Sahara City, which is based at La Trelade Hotel and also runs a takeaway at the North Plantation, opened a third outlet at the site of the former Kingfisher 2 chip shop in Les Sablons, St Peter’s, in October.
But owner Daniel Elsadany said he closed it after less than two months, saying the enterprise had cost him £15,000.
Under planning regulations, the business could operate between 11am and 10pm only and he said attempts to get it changed were unsuccessful.
‘It’s a remote location there and to make it viable as a business we would need to be open longer,’ Mr Elsadany said.
‘We wanted to open at 7am so we could serve breakfasts and things such as morning coffee.
‘And from the restaurant point of view, shutting by 10pm is too early.’
Mr Elsadany said Sahara City was well established as a business and he would have liked to have had a bakery there too.
He also had an issue with erecting signs on the building.
Although his proposed signage was the same size as had been used by previous operators, it was rejected by planning officers.
‘I was told that permission had never been granted for the original signs that had gone up in 2015, so why was no action taken before?’ said Mr Elsadany.
Jim Rowles, director of planning services at the States, said the premises were restricted to certain opening hours by the conditions of a previous planning permission granted when an application was made to change the site’s use to a chip shop.
This was to safeguard the reasonable amenities of the site’s close residential neighbours.

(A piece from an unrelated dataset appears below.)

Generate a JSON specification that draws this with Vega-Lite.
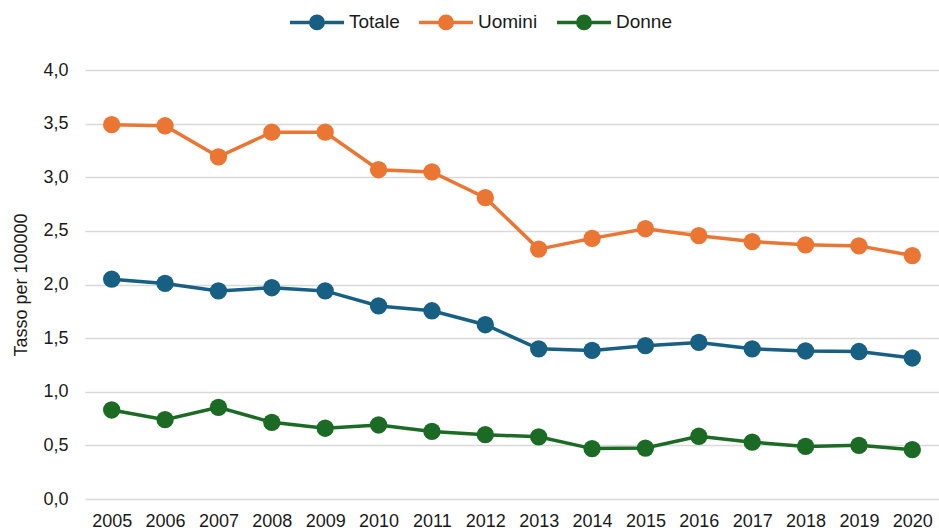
{
  "$schema": "https://vega.github.io/schema/vega-lite/v6.json",
  "width": 854,
  "height": 429,
  "autosize": {"type": "none"},
  "padding": {"left": 85, "top": 70, "right": 0, "bottom": 32},
  "background": "white",
  "config": {
    "font": "Liberation Sans",
    "view": {"stroke": null},
    "axis": {"labelFont": "Liberation Sans", "titleFont": "Liberation Sans", "labelColor": "#1a1a1a", "titleColor": "#1a1a1a"}
  },
  "data": {
    "values": [
      {"anno": "2005", "serie": "Totale", "valore": 2.05},
      {"anno": "2006", "serie": "Totale", "valore": 2.01},
      {"anno": "2007", "serie": "Totale", "valore": 1.94},
      {"anno": "2008", "serie": "Totale", "valore": 1.97},
      {"anno": "2009", "serie": "Totale", "valore": 1.94},
      {"anno": "2010", "serie": "Totale", "valore": 1.80},
      {"anno": "2011", "serie": "Totale", "valore": 1.755},
      {"anno": "2012", "serie": "Totale", "valore": 1.625},
      {"anno": "2013", "serie": "Totale", "valore": 1.40},
      {"anno": "2014", "serie": "Totale", "valore": 1.385},
      {"anno": "2015", "serie": "Totale", "valore": 1.43},
      {"anno": "2016", "serie": "Totale", "valore": 1.46},
      {"anno": "2017", "serie": "Totale", "valore": 1.40},
      {"anno": "2018", "serie": "Totale", "valore": 1.38},
      {"anno": "2019", "serie": "Totale", "valore": 1.375},
      {"anno": "2020", "serie": "Totale", "valore": 1.315},
      {"anno": "2005", "serie": "Uomini", "valore": 3.49},
      {"anno": "2006", "serie": "Uomini", "valore": 3.48},
      {"anno": "2007", "serie": "Uomini", "valore": 3.19},
      {"anno": "2008", "serie": "Uomini", "valore": 3.42},
      {"anno": "2009", "serie": "Uomini", "valore": 3.42},
      {"anno": "2010", "serie": "Uomini", "valore": 3.07},
      {"anno": "2011", "serie": "Uomini", "valore": 3.05},
      {"anno": "2012", "serie": "Uomini", "valore": 2.81},
      {"anno": "2013", "serie": "Uomini", "valore": 2.33},
      {"anno": "2014", "serie": "Uomini", "valore": 2.43},
      {"anno": "2015", "serie": "Uomini", "valore": 2.52},
      {"anno": "2016", "serie": "Uomini", "valore": 2.455},
      {"anno": "2017", "serie": "Uomini", "valore": 2.40},
      {"anno": "2018", "serie": "Uomini", "valore": 2.37},
      {"anno": "2019", "serie": "Uomini", "valore": 2.36},
      {"anno": "2020", "serie": "Uomini", "valore": 2.27},
      {"anno": "2005", "serie": "Donne", "valore": 0.83},
      {"anno": "2006", "serie": "Donne", "valore": 0.74},
      {"anno": "2007", "serie": "Donne", "valore": 0.855},
      {"anno": "2008", "serie": "Donne", "valore": 0.715},
      {"anno": "2009", "serie": "Donne", "valore": 0.66},
      {"anno": "2010", "serie": "Donne", "valore": 0.69},
      {"anno": "2011", "serie": "Donne", "valore": 0.63},
      {"anno": "2012", "serie": "Donne", "valore": 0.60},
      {"anno": "2013", "serie": "Donne", "valore": 0.58},
      {"anno": "2014", "serie": "Donne", "valore": 0.47},
      {"anno": "2015", "serie": "Donne", "valore": 0.475},
      {"anno": "2016", "serie": "Donne", "valore": 0.585},
      {"anno": "2017", "serie": "Donne", "valore": 0.53},
      {"anno": "2018", "serie": "Donne", "valore": 0.49},
      {"anno": "2019", "serie": "Donne", "valore": 0.50},
      {"anno": "2020", "serie": "Donne", "valore": 0.46}
    ]
  },
  "encoding": {
    "x": {
      "field": "anno", "type": "ordinal",
      "scale": {"type": "point", "padding": 0.5},
      "axis": {"title": null, "labelAngle": 0, "labelFontSize": 18, "labelPadding": 13, "ticks": false, "domain": false, "grid": false}
    },
    "y": {
      "field": "valore", "type": "quantitative",
      "scale": {"domain": [0, 4], "nice": false, "zero": true},
      "axis": {
        "title": "Tasso per 100000", "titleFontSize": 18, "titleFontWeight": "normal", "titlePadding": 12,
        "values": [0, 0.5, 1, 1.5, 2, 2.5, 3, 3.5, 4],
        "labelExpr": "replace(format(datum.value, '.1f'), '.', ',')",
        "labelFontSize": 18, "labelPadding": 17, "ticks": false, "domain": false,
        "grid": true, "gridColor": "#d9d9d9", "gridWidth": 1.5
      }
    },
    "color": {
      "field": "serie", "type": "nominal",
      "scale": {"domain": ["Totale", "Uomini", "Donne"], "range": ["#175f83", "#eb7533", "#1b6b25"]},
      "sort": ["Totale", "Uomini", "Donne"],
      "legend": {
        "title": null, "orient": "none", "direction": "horizontal",
        "legendX": 203, "legendY": -77,
        "symbolType": "M-1,0H1M-0.23,0A0.23,0.23,0,1,1,0.23,0A0.23,0.23,0,1,1,-0.23,0Z",
        "symbolSize": 2916, "symbolStrokeWidth": 3.5,
        "labelFontSize": 19, "labelFont": "Liberation Sans", "labelColor": "#1a1a1a",
        "labelOffset": 3, "columnPadding": 12,
        "encode": {"symbols": {"update": {"fill": {"scale": "color", "field": "value"}, "stroke": {"scale": "color", "field": "value"}, "opacity": {"value": 1}}}}
      }
    }
  },
  "layer": [
    {
      "mark": {"type": "line", "strokeWidth": 3.5}
    },
    {
      "mark": {"type": "point", "filled": true, "opacity": 1, "size": 300}
    }
  ]
}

‘The current owner has been advised that an application could now be made to request a change in these hours to better suit the current establishment,’ he said.
‘An application would be advertised to enable public comment in the normal way and there would also be consultation with Environmental Health to ensure that no nuisance complaint would be likely as a result of the altered opening hours.’
As for the signage, he said current permissions allowed for a certain quantity, size and location of signs.
Replacements could be erected in this case without permission if of the same size.
‘However, some much larger replacements were erected by the current owner,’ Mr Rowles said.
‘The owner has been advised that they could either apply for permission to have the larger signs, or reduce the size of the signage to the dimensions of the former signage.
‘Similarly, if additional signs were proposed these can also be applied for.
‘The Planning Service has therefore offered advice consistent with the requirements of planning law which would enable the matter to be resolved.’